震災の経験と教訓を踏まえ,防災協力を強化

中国の緊急援助隊(写真:中国国際援助隊公式HPより) 韓国の緊急援助隊(写真提供:韓国外交通商部)

防災協力」は,第1回日中韓サミットから継続して話し合われてきたテーマです。今回は東日本大震災の経験と教訓を活かして,(1)訓練の実施・能力の向上,(2)災害発生時の迅速かつ円滑な意思疎通の確保,(3)緊急援助チームや物資の派遣・受け入れ調整の円滑化,(4)防災に関する技術の推進や情報共有の強化,といった具体的な取組が付属文書に明記されました。さらに,三か国の災害予防や復旧・復興の専門家で構成される共同研究チームによる被災地の実地調査なども検討されることになりました。なお,これらの防災対策の拠点として日中韓協力事務局(2011年韓国に開設予定)の活用が検討されています。

 
 

観光促進など経済成長への取組

日本の復興を中長期的に考えた場合,中韓両国をはじめとする成長著しいアジア経済のパワーを取り込むことは必要不可欠です。日中韓サミットでは,これまでも議論してきた投資協定合意への努力が確認され,2012年に終了させるとしていた日中韓FTA産官学共同研究も本年中に終わらせるよう加速化することに合意しました。また,震災のため大きなダメージを蒙った日本の観光部門のためにも三国間の観光促進が重要であるとの認識で一致。2010年の第5回日中韓観光大臣会合で設定された「2015年までに人的交流規模を2600万人に拡大」するという目標を首脳があらためて支持しました。そのほか,三国間の大学間交流促進に向けた「キャンパス・アジア」など,人的交流や文化交流についても活発な話し合いが行われました。

 

中国,韓国両首脳との個別会談も実施

菅総理は,日中韓サミットの他,温中国総理,李韓国大統領と個別に会談を行い,それぞれの国の支援への感謝を述べました。中韓両首脳はいずれも被災者の毅然とした態度,冷静さ,忍耐心などを賞賛し,原子力安全,防災,復興支援・観光促進などの分野での協力を約束。会談後にその具体的な内容を「復興支援・観光促進に関する日中協力(ファクト・シート)」(日中首脳会談),「東北地方復興・観光のための日韓パートナーシップ」(日韓首脳会談)として発表しました。

握手を交わす菅総理と温中国総理(写真提供:内閣広報室) 握手を交わす菅総理と李韓国大統領(写真提供:内閣広報室)
 

日中韓三国間協力の深化

日中韓サミット共同記者会見に臨む日中韓首脳(写真提供:内閣広報室)宮城県や福島県で被災者に親しく語りかけた中国の温総理と韓国の李大統領の姿は,東アジアの隣国同士としての強い絆を多くの日本人に感じさせました。

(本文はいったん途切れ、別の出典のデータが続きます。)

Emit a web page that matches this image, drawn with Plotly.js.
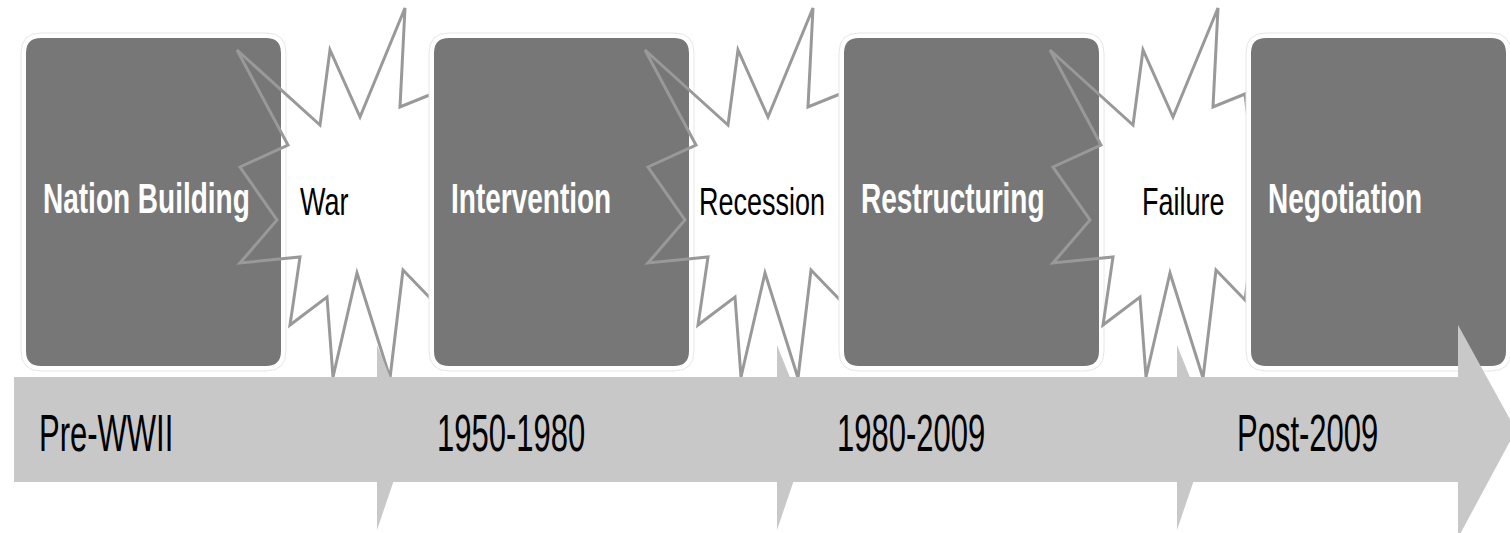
<!DOCTYPE html>
<html>
<head>
<meta charset="utf-8">
<script src="https://cdn.plot.ly/plotly-3.0.1.min.js"></script>
<style>html,body{margin:0;padding:0;background:#fff;}#chart{width:1510px;height:533px;}</style>
</head>
<body>
<div id="chart"></div>
<script>
// ---- content ----
const phases  = ["Nation Building", "Intervention", "Restructuring", "Negotiation"];
const events  = ["War", "Recession", "Failure"];
const periods = ["Pre-WWII", "1950-1980", "1980-2009", "Post-2009"];

// ---- layout constants (pixel space) ----
const boxLeft = [25, 433, 843, 1250];
const boxW = 257, boxTop = 37, boxBottom = 367, boxR = 16;
const starOffset = [0, 408, 813];
const eventLabelX = [298, 697, 1140];
const periodLabelX = [37, 435, 835, 1235];
const headX = [377, 777, 1177];
const starPts = [[237,50],[320,125],[330,50],[360,117],[405,8],[400,107],[432,94],[445,200],[432,300],
  [403,270],[390,378],[357,273],[333,377],[327,297],[290,325],[300,257],[240,263],[277,220],[240,167],[288,145]];

function rr(x0,y0,x1,y1,r){
  return `M${x0+r},${y0} L${x1-r},${y0} Q${x1},${y0} ${x1},${y0+r} L${x1},${y1-r} Q${x1},${y1} ${x1-r},${y1} L${x0+r},${y1} Q${x0},${y1} ${x0},${y1-r} L${x0},${y0+r} Q${x0},${y0} ${x0+r},${y0} Z`;
}
function poly(pts){ return 'M' + pts.map(p => p[0]+','+p[1]).join(' L') + ' Z'; }

const shapes = [];
phases.forEach((p, i) => {
  const x0 = boxLeft[i], x1 = x0 + boxW;
  shapes.push({type:'path', path: rr(x0-4, boxTop-4, x1+4, boxBottom+4, boxR+4), fillcolor:'#ffffff', line:{color:'#e6e6e6', width:1}, xref:'x', yref:'y'});
  shapes.push({type:'path', path: rr(x0, boxTop, x1, boxBottom, boxR), fillcolor:'#777777', line:{color:'#ffffff', width:2}, xref:'x', yref:'y'});
  if (i < events.length) {
    const off = starOffset[i];
    shapes.push({type:'path', path: poly(starPts.map(q => [q[0]+off, q[1]])), fillcolor:'rgba(0,0,0,0)', line:{color:'#999999', width:3}, xref:'x', yref:'y'});
  }
});
// timeline band
const bandTop = 377, bandBot = 482, bandMid = 430;
shapes.push({type:'path', path: poly([[14,bandTop],[1460,bandTop],[1460,bandBot],[14,bandBot]]), fillcolor:'#c8c8c8', line:{width:0}, xref:'x', yref:'y'});
headX.forEach(h => {
  shapes.push({type:'path', path: poly([[h,345],[h+34,bandMid],[h,530]]), fillcolor:'#c8c8c8', line:{width:0}, xref:'x', yref:'y'});
});
shapes.push({type:'path', path: poly([[1458,325],[1516,bandMid],[1458,538]]), fillcolor:'#c8c8c8', line:{width:0}, xref:'x', yref:'y'});

const FONT = '"Liberation Sans", Arial, sans-serif';
const ann = [];
const stretch = [];  // vertical stretch per annotation (Calibri-like tall text)
phases.forEach((p, i) => { ann.push({x: boxLeft[i]+16, y: 198, text: '<b>'+p+'</b>', showarrow:false, xanchor:'left', yanchor:'middle', font:{family: FONT, size: 28, color:'#ffffff'}}); stretch.push(1.55); });
events.forEach((e, i) => { ann.push({x: eventLabelX[i], y: 202, text: e, showarrow:false, xanchor:'left', yanchor:'middle', font:{family: FONT, size: 27, color:'#000000'}}); stretch.push(1.45); });
periods.forEach((t, i) => { ann.push({x: periodLabelX[i], y: 433, text: t, showarrow:false, xanchor:'left', yanchor:'middle', font:{family: FONT, size: 31, color:'#000000'}}); stretch.push(1.65); });

Plotly.newPlot('chart', [], {
  width: 1510, height: 533,
  margin: {l:0, r:0, t:0, b:0},
  paper_bgcolor: '#ffffff', plot_bgcolor: '#ffffff',
  xaxis: {range:[0,1510], visible:false, fixedrange:true},
  yaxis: {range:[533,0], visible:false, fixedrange:true},
  shapes: shapes, annotations: ann, showlegend:false
}, {displayModeBar:false, staticPlot:true}).then(gd => {
  const texts = gd.querySelectorAll('.annotation .annotation-text');
  texts.forEach((t, k) => {
    const sy = stretch[k] || 1;
    const b = t.getBBox();
    const cy = b.y + b.height / 2;
    const prev = t.getAttribute('transform') || '';
    t.setAttribute('transform', `translate(0,${cy}) scale(1,${sy}) translate(0,${-cy}) ${prev}`);
  });
});
</script>
</body>
</html>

今後も日本の復興に中韓両国の協力と支援は欠かせません。そして,世界が日本の復興と経済再生に期待し,注目しています。北朝鮮問題など,北東アジアの安定にも日中韓三国の協力が必要不可欠です。日中韓の三国は,東アジアの隣国同士としての絆をあらためて認識しつつ,未来志向の関係を築いていく努力を続けていきます。